_THE EXERCISE_
Gather up every line that includes the string "image".

(Entries with chart source code)
========================================
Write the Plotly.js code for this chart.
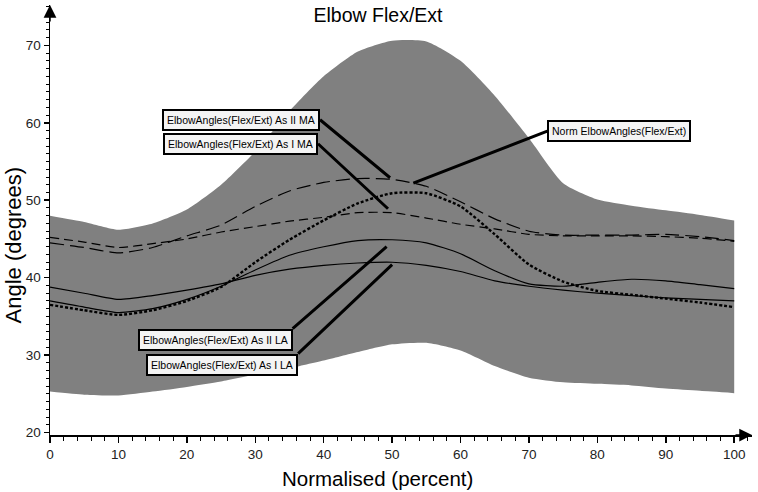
<!DOCTYPE html>
<html>
<head>
<meta charset="utf-8">
<script src="https://cdn.plot.ly/plotly-3.0.1.min.js"></script>
<style>
  html, body { margin: 0; padding: 0; background: #ffffff; }
  #elbowChart { width: 758px; height: 492px; }
</style>
</head>
<body>
<div id="elbowChart"></div>
<script>
// Normalised cycle (percent)
const percent = [0, 5, 10, 15, 20, 25, 30, 35, 40, 45, 50, 55, 60, 65, 70, 75, 80, 85, 90, 95, 100];

// Normal band (degrees)
const bandUpper = [48.0, 47.2, 46.2, 47.0, 48.8, 52.0, 56.3, 61.5, 66.0, 69.2, 70.6, 70.5, 68.0, 63.5, 58.0, 52.2, 50.1, 49.3, 48.7, 48.1, 47.4];
const bandLower = [25.3, 24.9, 24.8, 25.3, 25.9, 26.6, 27.5, 28.3, 29.3, 30.4, 31.4, 31.6, 30.6, 28.6, 27.1, 26.5, 26.3, 26.1, 25.7, 25.4, 25.1];

// Mean curves (degrees)
const normAngle = [36.5, 35.8, 35.2, 35.8, 37.0, 38.8, 42.0, 44.9, 47.4, 49.6, 50.9, 50.9, 49.2, 45.6, 41.7, 39.5, 38.3, 37.8, 37.3, 36.8, 36.2];
const asIIMA = [44.5, 43.9, 43.2, 43.9, 45.4, 46.8, 49.2, 51.2, 52.3, 52.8, 52.7, 51.8, 49.8, 47.6, 46.0, 45.5, 45.5, 45.5, 45.6, 45.3, 44.8];
const asIMA = [45.2, 44.6, 43.9, 44.4, 45.0, 45.9, 46.6, 47.3, 47.8, 48.4, 48.4, 47.7, 46.9, 46.3, 45.6, 45.4, 45.4, 45.4, 45.3, 45.1, 44.7];
const asIILA = [37.0, 36.2, 35.5, 36.0, 37.2, 38.9, 41.0, 42.9, 44.0, 44.8, 44.9, 44.5, 43.1, 40.9, 39.2, 38.9, 39.4, 39.8, 39.6, 39.1, 38.6];
const asILA = [38.8, 38.0, 37.2, 37.7, 38.4, 39.2, 40.3, 41.1, 41.6, 41.9, 42.0, 41.6, 40.8, 39.6, 38.9, 38.4, 38.0, 37.7, 37.4, 37.2, 37.0];

const labelNames = [
    'ElbowAngles(Flex/Ext) As II MA',
    'ElbowAngles(Flex/Ext) As I MA',
    'Norm ElbowAngles(Flex/Ext)',
    'ElbowAngles(Flex/Ext) As II LA',
    'ElbowAngles(Flex/Ext) As I LA'
];

const FONT = 'Liberation Sans, Arial, sans-serif';

function lineTrace(y, dash, width) {
    return {
        x: percent, y: y, type: 'scatter', mode: 'lines', showlegend: false,
        hoverinfo: 'skip',
        line: { color: '#000000', width: width, dash: dash, shape: 'spline', smoothing: 0.6 }
    };
}

const data = [
    {
        x: percent, y: bandLower, type: 'scatter', mode: 'lines', showlegend: false,
        line: { width: 0, shape: 'spline', smoothing: 0.6 }, hoverinfo: 'skip'
    },
    {
        x: percent, y: bandUpper, type: 'scatter', mode: 'lines', showlegend: false,
        fill: 'tonexty', fillcolor: 'rgb(128, 128, 128)',
        line: { width: 0, shape: 'spline', smoothing: 0.6 }, hoverinfo: 'skip'
    },
    lineTrace(asILA, 'solid', 1.2),
    lineTrace(asIILA, 'solid', 1.2),
    lineTrace(asIMA, '9px,5px', 1.2),
    lineTrace(asIIMA, '14px,6px', 1.2),
    lineTrace(normAngle, '3px,2px', 2.4)
];

// label anchors: tip near the curve (data), tail on the box edge (pixel offset)
const labelSpots = [
    { x: 49.7, y: 52.9, ax: -70, ay: -58, xanchor: 'right', yanchor: 'middle' },
    { x: 49.4, y: 48.9, ax: -70, ay: -65, xanchor: 'right', yanchor: 'middle' },
    { x: 53.1, y: 52.2, ax: 134, ay: -52, xanchor: 'left', yanchor: 'middle' },
    { x: 49.2, y: 44.0, ax: -94, ay: 82, xanchor: 'right', yanchor: 'top' },
    { x: 50.0, y: 41.7, ax: -94, ay: 89, xanchor: 'right', yanchor: 'top' }
];

const annotations = labelNames.map((name, i) => ({
    x: labelSpots[i].x, y: labelSpots[i].y, xref: 'x', yref: 'y',
    text: name, showarrow: true, arrowhead: 0, arrowwidth: 3, arrowcolor: '#000000',
    ax: labelSpots[i].ax, ay: labelSpots[i].ay,
    xanchor: labelSpots[i].xanchor, yanchor: labelSpots[i].yanchor,
    bgcolor: '#f4f4f4', bordercolor: '#000000', borderwidth: 2, borderpad: 3,
    font: { family: FONT, size: 10.5, color: '#000000' }
}));

// axis titles
annotations.push({
    x: 0.4665, y: -0.102, xref: 'paper', yref: 'paper', showarrow: false,
    xanchor: 'center', yanchor: 'middle', text: 'Normalised (percent)',
    font: { family: FONT, size: 20.5, color: '#000000' }
});
annotations.push({
    x: -0.052, y: 0.442, xref: 'paper', yref: 'paper', showarrow: false,
    xanchor: 'center', yanchor: 'middle', textangle: -90, text: 'Angle (degrees)',
    font: { family: FONT, size: 22, color: '#000000' }
});

// axis arrow heads
annotations.push({
    x: 0, y: 1, xref: 'paper', yref: 'paper', text: '', showarrow: true,
    arrowhead: 2, arrowsize: 1.7, arrowwidth: 1.5, arrowcolor: '#000000', ax: 0, ay: 18
});
annotations.push({
    x: 1, y: 0, xref: 'paper', yref: 'paper', text: '', showarrow: true,
    arrowhead: 2, arrowsize: 1.7, arrowwidth: 1.5, arrowcolor: '#000000', ax: -18, ay: 0
});

const tickFont = { family: FONT, size: 13.5, color: '#222222' };

const layout = {
    width: 758,
    height: 492,
    margin: { l: 50, r: 6, t: 5, b: 57 },
    paper_bgcolor: '#ffffff',
    plot_bgcolor: '#ffffff',
    title: {
        text: 'Elbow Flex/Ext',
        x: 0.4987, xanchor: 'center', y: 0.9695, yanchor: 'middle',
        font: { family: FONT, size: 19.5, color: '#000000' }
    },
    xaxis: {
        range: [0, 102.6], showgrid: false, zeroline: false,
        showline: true, linecolor: '#000000', linewidth: 1.5,
        tickmode: 'linear', tick0: 0, dtick: 10,
        ticks: 'outside', ticklen: 6, tickwidth: 1.5, tickcolor: '#000000',
        minor: { tickmode: 'linear', tick0: 0, dtick: 2, ticks: 'outside', ticklen: 4, tickcolor: '#000000', tickwidth: 1 },
        tickfont: tickFont
    },
    yaxis: {
        range: [19.7, 75.2], showgrid: false, zeroline: false,
        showline: true, linecolor: '#000000', linewidth: 1.5,
        tickmode: 'linear', tick0: 20, dtick: 10,
        ticks: 'outside', ticklen: 5, tickwidth: 1.5, tickcolor: '#000000',
        minor: { tickmode: 'linear', tick0: 20, dtick: 1, ticks: 'outside', ticklen: 3, tickcolor: '#000000', tickwidth: 1 },
        tickfont: tickFont
    },
    annotations: annotations
};

Plotly.newPlot('elbowChart', data, layout, { displayModeBar: false, staticPlot: true });
</script>
</body>
</html>
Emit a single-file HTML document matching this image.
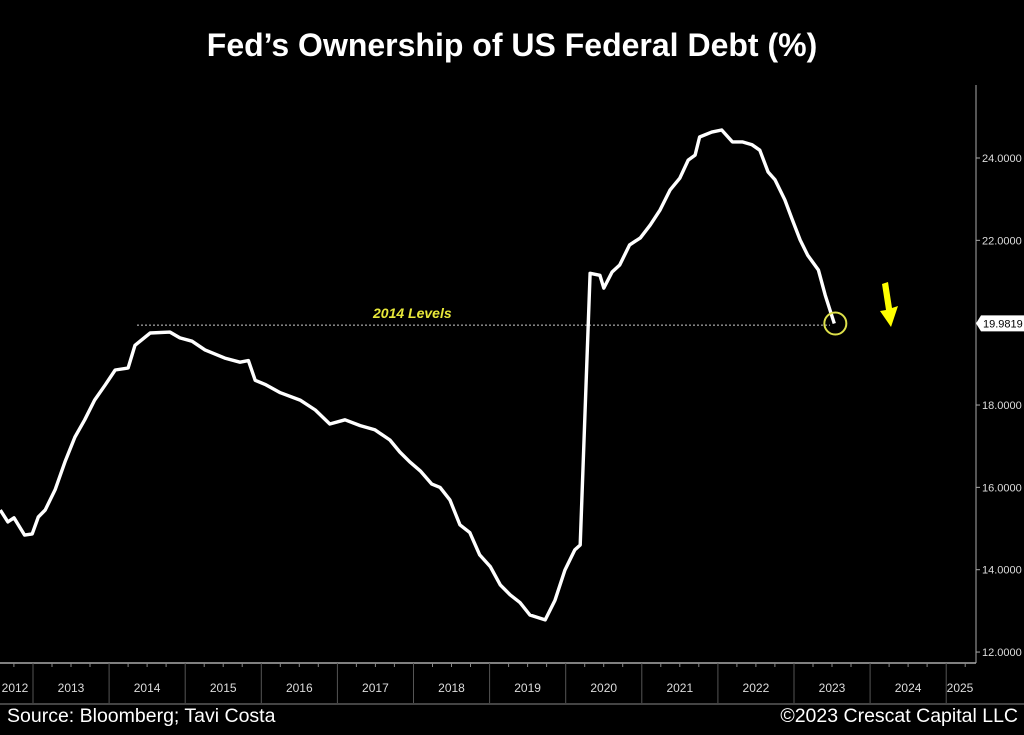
<!DOCTYPE html>
<html><head><meta charset="utf-8"><style>
html,body{margin:0;padding:0;background:#000;}
body{width:1024px;height:730px;overflow:hidden;font-family:"Liberation Sans",sans-serif;}
</style></head><body>
<svg width="1024" height="730" viewBox="0 0 1024 730" id="chart">
<rect width="1024" height="730" fill="#000"/>
<text x="512" y="56" text-anchor="middle" fill="#fff" font-size="32" font-weight="bold">Fed’s Ownership of US Federal Debt (%)</text>
<g id="axes"></g>
<g id="marks"></g>
<text x="7" y="722" fill="#fff" font-size="19.5">Source: Bloomberg; Tavi Costa</text>
<text x="1018" y="722" text-anchor="end" fill="#fff" font-size="19.5">©2023 Crescat Capital LLC</text>
</svg>
<script>
const times=[2012.57,2012.67,2012.75,2012.89,2012.99,2013.07,2013.16,2013.29,2013.42,2013.55,2013.68,2013.81,2013.95,2014.08,2014.25,2014.34,2014.54,2014.80,2014.93,2015.09,2015.26,2015.52,2015.72,2015.83,2015.92,2016.05,2016.25,2016.51,2016.71,2016.90,2017.10,2017.30,2017.49,2017.69,2017.82,2017.95,2018.09,2018.24,2018.35,2018.48,2018.61,2018.74,2018.87,2019.01,2019.14,2019.27,2019.40,2019.53,2019.73,2019.86,2019.99,2020.12,2020.19,2020.32,2020.45,2020.50,2020.61,2020.71,2020.84,2020.98,2021.11,2021.24,2021.37,2021.50,2021.61,2021.70,2021.76,2021.92,2022.05,2022.19,2022.32,2022.45,2022.55,2022.66,2022.75,2022.88,2022.97,2023.08,2023.18,2023.32,2023.41,2023.53];
const values=[15.45,15.16,15.26,14.84,14.87,15.28,15.45,15.94,16.62,17.22,17.64,18.12,18.49,18.85,18.90,19.45,19.75,19.77,19.63,19.55,19.34,19.14,19.04,19.08,18.60,18.50,18.30,18.12,17.88,17.54,17.64,17.50,17.40,17.15,16.86,16.62,16.40,16.08,16.00,15.69,15.09,14.90,14.36,14.07,13.63,13.39,13.20,12.90,12.78,13.26,13.99,14.48,14.60,21.20,21.15,20.84,21.23,21.40,21.89,22.06,22.37,22.74,23.22,23.51,23.95,24.07,24.51,24.63,24.68,24.39,24.39,24.32,24.19,23.66,23.47,22.98,22.54,22.01,21.64,21.28,20.67,19.98];
const yTicks=[12,14,16,18,20,22,24];
const yearLabels=[2012,2013,2014,2015,2016,2017,2018,2019,2020,2021,2022,2023,2024,2025];
const lastValue=19.9819;
const level2014=19.77;

const X=t=>33+(t-2013)*76.1;
const Y=v=>158+(24-v)*41.17;
const NS='http://www.w3.org/2000/svg';
const axes=document.getElementById('axes'),marks=document.getElementById('marks');
function mk(tag,attrs,parent,txt){const e=document.createElementNS(NS,tag);for(const k in attrs)e.setAttribute(k,attrs[k]);if(txt!==undefined)e.textContent=txt;parent.appendChild(e);return e;}

let e=mk('line',{x1:976,y1:85,x2:976,y2:663,stroke:'#aaa','stroke-width':1},axes);

e=mk('line',{x1:0,y1:663,x2:976,y2:663,stroke:'#aaa','stroke-width':1.5},axes);

e=mk('line',{x1:0,y1:704,x2:1024,y2:704,stroke:'#444','stroke-width':2},axes);

yTicks.forEach(v=>{
  const t=mk('line',{x1:976,y1:Y(v),x2:980,y2:Y(v),stroke:'#aaa'},axes);
  
  const l=mk('text',{x:982,y:Y(v)+4,fill:'#ddd','font-size':11},axes,v.toFixed(4));
  
});
yearLabels.forEach(yr=>{
  const x0=X(yr);
  if(yr>=2013){const s=mk('line',{x1:x0,y1:663,x2:x0,y2:703,stroke:'#555'},axes);
  }
  for(let q=1;q<4;q++){if(x0+q*19>976)continue;const m=mk('line',{x1:x0+q*19,y1:663,x2:x0+q*19,y2:667,stroke:'#888'},axes);
  }
  let cx=x0+38; if(yr===2012)cx=15; if(yr===2025)cx=960;
  const l=mk('text',{x:cx,y:692,fill:'#ddd','font-size':12,'text-anchor':'middle'},axes,String(yr));
  
});
e=mk('line',{x1:137,y1:Y(level2014)-7,x2:830,y2:Y(level2014)-7,stroke:'#ccc','stroke-dasharray':'2,2','stroke-width':1},marks);

e=mk('text',{x:373,y:318,fill:'#e8e83a','font-size':14,'font-style':'italic','font-weight':'bold'},marks,'2014 Levels');

const d=times.map((t,i)=>(i?'L':'M')+X(t).toFixed(1)+','+Y(values[i]).toFixed(1)).join(' ');
e=mk('path',{d:d,fill:'none',stroke:'#fff','stroke-width':3.4,'stroke-linejoin':'round'},marks);

const lt=times[times.length-1],lv=values[values.length-1];
e=mk('circle',{cx:X(lt)+1,cy:Y(lv),r:11,fill:'none',stroke:'#dde04a','stroke-width':2},marks);

e=mk('polygon',{points:'882,284 888,282 892,308 898,306 891,327 880,311 886,310',fill:'#ffff00'},marks);

const ly=Y(lastValue);
e=mk('polygon',{points:`976,${ly} 981,${ly-8} 1024,${ly-8} 1024,${ly+8} 981,${ly+8}`,fill:'#fff'},marks);

e=mk('text',{x:983,y:ly+4,fill:'#000','font-size':11},marks,lastValue.toFixed(4));

</script>
</body></html>
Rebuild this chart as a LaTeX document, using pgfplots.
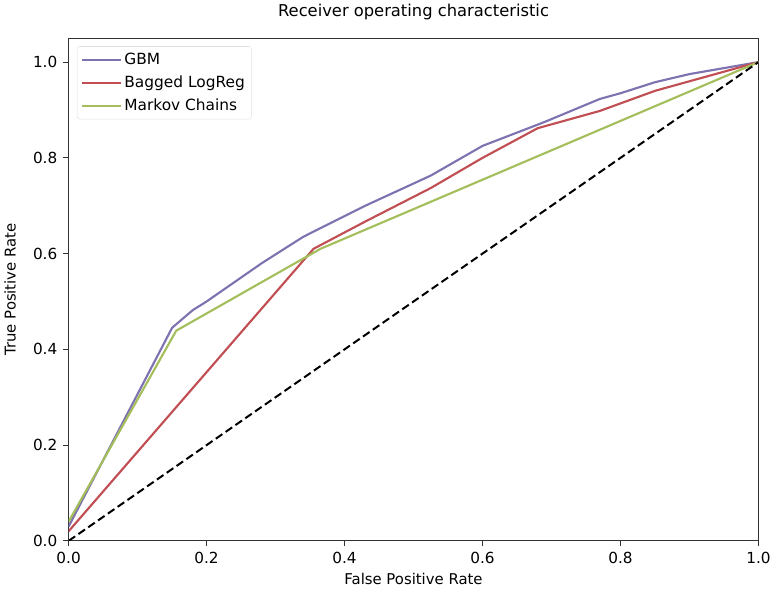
\documentclass[border=0pt]{standalone}
\usepackage{fontspec}
\setmainfont{DejaVu Sans}
\usepackage{pgfplots}
\pgfplotsset{compat=1.18}

\definecolor{gbm}{HTML}{7F72B0}
\definecolor{logreg}{HTML}{C04E52}
\definecolor{markov}{HTML}{A3BE5A}

\begin{document}
\begin{tikzpicture}
\begin{axis}[
  scale only axis,
  width=519.75pt,
  height=378.75pt,
  xmin=0, xmax=1,
  ymin=0, ymax=1.05,
  xtick={0,0.2,0.4,0.6,0.8,1.0},
  ytick={0,0.2,0.4,0.6,0.8,1.0},
  /pgf/number format/assume math mode=true,
  /pgf/number format/.cd, fixed, fixed zerofill, precision=1, /pgfplots/.cd,
  tick align=outside,
  tick pos=left,
  major tick length=4pt,
  tick style={black!80, line width=0.6pt},
  axis line style={black!80, line width=0.6pt},
  every tick label/.append style={font=\fontsize{11.5}{13}\selectfont},
  yticklabel style={xshift=-1pt},
  xticklabel style={yshift=-1pt},
  title={Receiver operating characteristic},
  title style={font=\fontsize{12.3}{14}\selectfont, yshift=4pt},
  xlabel={False Positive Rate},
  ylabel={True Positive Rate},
  label style={font=\fontsize{11.2}{13}\selectfont},
  ylabel shift=6pt,
  legend cell align=left,
  legend style={at={(0.012,0.984)}, anchor=north west, draw=black!12,
    rounded corners=2pt, font=\fontsize{11.6}{13}\selectfont,
    inner sep=3pt, row sep=3pt},
  legend image code/.code={%
    \draw[#1] (0pt,0pt) -- (25pt,0pt);
    \path (0pt,0pt) -- (29pt,0pt);},
  every axis plot/.append style={line width=1.6pt, line join=round},
]

% GBM
\addplot[gbm] coordinates {
  (0,0.03) (0.15,0.445) (0.18,0.482) (0.20,0.50) (0.25,0.55) (0.28,0.58)
  (0.34,0.635) (0.43,0.70) (0.525,0.763) (0.60,0.825) (0.69,0.875)
  (0.77,0.923) (0.80,0.935) (0.85,0.958) (0.90,0.975) (1.0,1.0)
};
% Bagged LogReg
\addplot[logreg] coordinates {
  (0,0.02) (0.355,0.61) (0.43,0.667) (0.525,0.737) (0.60,0.80)
  (0.68,0.862) (0.77,0.898) (0.85,0.94) (1.0,1.0)
};
% Markov Chains
\addplot[markov] coordinates {
  (0,0.04) (0.156,0.439) (0.365,0.61) (1.0,1.0)
};
% chance line
\addplot[black, line width=1.5pt, dash pattern=on 6pt off 3pt, forget plot]
  coordinates {(0,0) (1,1)};

\legend{GBM, Bagged LogReg, Markov Chains}
\end{axis}
\end{tikzpicture}
\end{document}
========================================
_THE RESPONSE_
Emit a single-file HTML document matching this image.
  legend image code/.code={%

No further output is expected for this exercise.